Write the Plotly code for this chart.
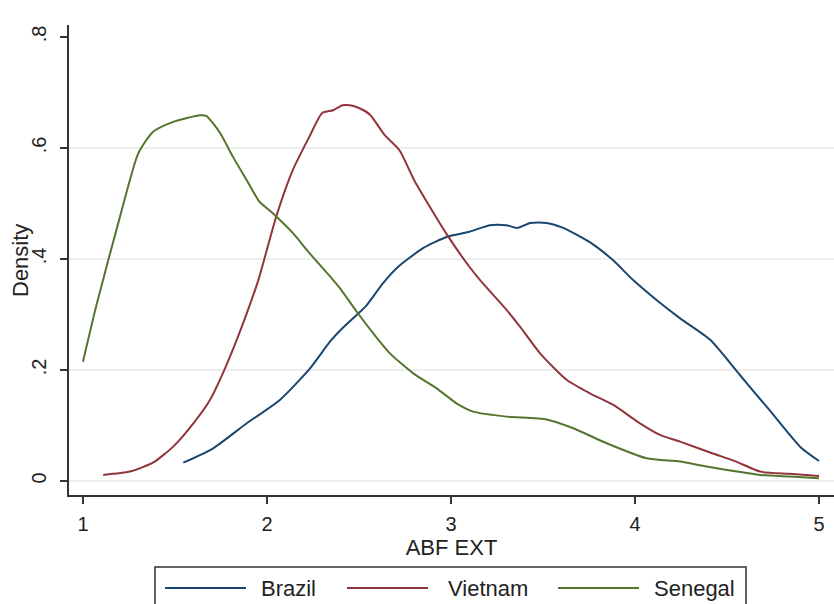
import plotly.graph_objects as go

# Kernel density estimates of ABF EXT by country
brazil_x = [1.545, 1.708, 1.89, 2.07, 2.234, 2.342, 2.40, 2.487, 2.54, 2.63, 2.71, 2.85,
            2.98, 3.10, 3.21, 3.30, 3.36, 3.43, 3.52, 3.61, 3.76, 3.88, 3.99, 4.117,
            4.245, 4.41, 4.57, 4.73, 4.90, 5.0]
brazil_y = [0.033, 0.059, 0.104, 0.146, 0.203, 0.251, 0.272, 0.299, 0.316, 0.356, 0.385, 0.42,
            0.44, 0.449, 0.461, 0.461, 0.456, 0.465, 0.465, 0.456, 0.429, 0.398, 0.362, 0.326,
            0.293, 0.254, 0.191, 0.128, 0.061, 0.036]

vietnam_x = [1.11, 1.255, 1.38, 1.49, 1.60, 1.69, 1.76, 1.835, 1.89, 1.953, 2.05, 2.14,
             2.23, 2.30, 2.36, 2.41, 2.45, 2.50, 2.56, 2.64, 2.72, 2.80, 2.98, 3.10,
             3.158, 3.303, 3.375, 3.484, 3.63, 3.755, 3.882, 4.027, 4.136, 4.245, 4.42,
             4.55, 4.68, 4.84, 5.0]
vietnam_y = [0.011, 0.017, 0.033, 0.062, 0.104, 0.146, 0.194, 0.254, 0.302, 0.362, 0.476, 0.56,
             0.62, 0.663, 0.668, 0.677, 0.677, 0.672, 0.66, 0.623, 0.596, 0.542, 0.443, 0.386,
             0.362, 0.308, 0.278, 0.230, 0.182, 0.158, 0.137, 0.104, 0.083, 0.071, 0.05,
             0.035, 0.017, 0.013, 0.009]

senegal_x = [1.0, 1.074, 1.20, 1.30, 1.38, 1.49, 1.565, 1.636, 1.67, 1.745, 1.815,
             1.89, 1.96, 2.03, 2.14, 2.23, 2.36, 2.397, 2.488, 2.578, 2.668, 2.795, 2.922,
             3.03, 3.121, 3.303, 3.52, 3.665, 3.846, 4.063, 4.245, 4.39, 4.68, 4.84, 5.0]
senegal_y = [0.215, 0.318, 0.475, 0.59, 0.629, 0.647, 0.654, 0.659, 0.658, 0.627, 0.584,
             0.542, 0.503, 0.483, 0.447, 0.411, 0.362, 0.347, 0.305, 0.266, 0.230, 0.194, 0.167,
             0.140, 0.125, 0.116, 0.111, 0.095, 0.068, 0.041, 0.035, 0.026, 0.011, 0.008, 0.005]

series_names = ["Brazil", "Vietnam", "Senegal"]
series_x = [brazil_x, vietnam_x, senegal_x]
series_y = [brazil_y, vietnam_y, senegal_y]
series_colors = ["#1a476f", "#90353b", "#55752f"]

x_ticks = [1, 2, 3, 4, 5]
y_ticks = [0, 0.2, 0.4, 0.6, 0.8]
y_ticktext = ["0", ".2", ".4", ".6", ".8"]
grid_levels = [0, 0.2, 0.4, 0.6]

W, H = 834, 604
ML, MR, MT, MB = 69, 0, 25, 109
FONT = "Liberation Sans, Arial, sans-serif"
INK = "#222222"
AXIS = "#333333"

fig = go.Figure()
for name, xs, ys, col in zip(series_names, series_x, series_y, series_colors):
    fig.add_trace(go.Scatter(x=xs, y=ys, mode="lines", name=name,
                             line=dict(color=col, width=2, shape="spline", smoothing=0.6),
                             showlegend=False))

# light horizontal grid
shapes = []
for g in grid_levels:
    shapes.append(dict(type="line", xref="paper", x0=0, x1=1, yref="y", y0=g, y1=g,
                       line=dict(color="#e8e8e8", width=1.3), layer="below"))

pw, ph = W - ML - MR, H - MT - MB


def px(xpix):
    return (xpix - ML) / pw


def py(ypix):
    return (H - MB - ypix) / ph


annotations = []

# vertical axis title
annotations.append(dict(xref="paper", yref="paper", x=px(20), y=py(261), text="Density",
                        textangle=-90, showarrow=False, xanchor="center", yanchor="middle",
                        font=dict(family=FONT, size=22, color=INK)))

# legend box below the plot
shapes.append(dict(type="rect", xref="paper", yref="paper",
                   x0=px(155), x1=px(746), y0=py(625), y1=py(567),
                   line=dict(color=AXIS, width=1.5), fillcolor="white"))

line_starts = [165, 347, 558]
text_starts = [259, 446, 652]
leg_y = 588
for name, col, ls, ts in zip(series_names, series_colors, line_starts, text_starts):
    shapes.append(dict(type="line", xref="paper", yref="paper",
                       x0=px(ls), x1=px(ls + 81), y0=py(leg_y), y1=py(leg_y),
                       line=dict(color=col, width=2)))
    annotations.append(dict(xref="paper", yref="paper", x=px(ts), y=py(leg_y),
                            text=name, showarrow=False, xanchor="left", yanchor="middle",
                            font=dict(family=FONT, size=22, color=INK)))

fig.update_layout(
    width=W, height=H,
    margin=dict(l=ML, r=MR, t=MT, b=MB, pad=0),
    paper_bgcolor="white", plot_bgcolor="white",
    font=dict(family=FONT, color=INK),
    shapes=shapes, annotations=annotations,
    xaxis=dict(range=[0.924, 5.0815], tickvals=x_ticks, ticks="outside", ticklen=7,
               tickwidth=1.5, tickcolor=AXIS, showline=True, linecolor=AXIS, linewidth=1.5,
               showgrid=False, zeroline=False, tickfont=dict(size=20, color=INK),
               ticklabelstandoff=3,
               title=dict(text="ABF EXT", font=dict(size=22, color=INK), standoff=0)),
    yaxis=dict(range=[-0.0252, 0.8216], tickvals=y_ticks, ticktext=y_ticktext,
               tickangle=-90, ticks="outside", ticklen=7, tickwidth=1.5, tickcolor=AXIS,
               showline=True, linecolor=AXIS, linewidth=1.5, showgrid=False, zeroline=False,
               tickfont=dict(size=20, color=INK), ticklabelstandoff=6),
)

fig.write_html("out.html")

────────────────────

• Task requirements:
From the opening line of the listing above through the line bearing "import plotly.graph_objects as go", repeat each line exactly. Drop every picture.

• Correct result:
Write the Plotly code for this chart.
import plotly.graph_objects as go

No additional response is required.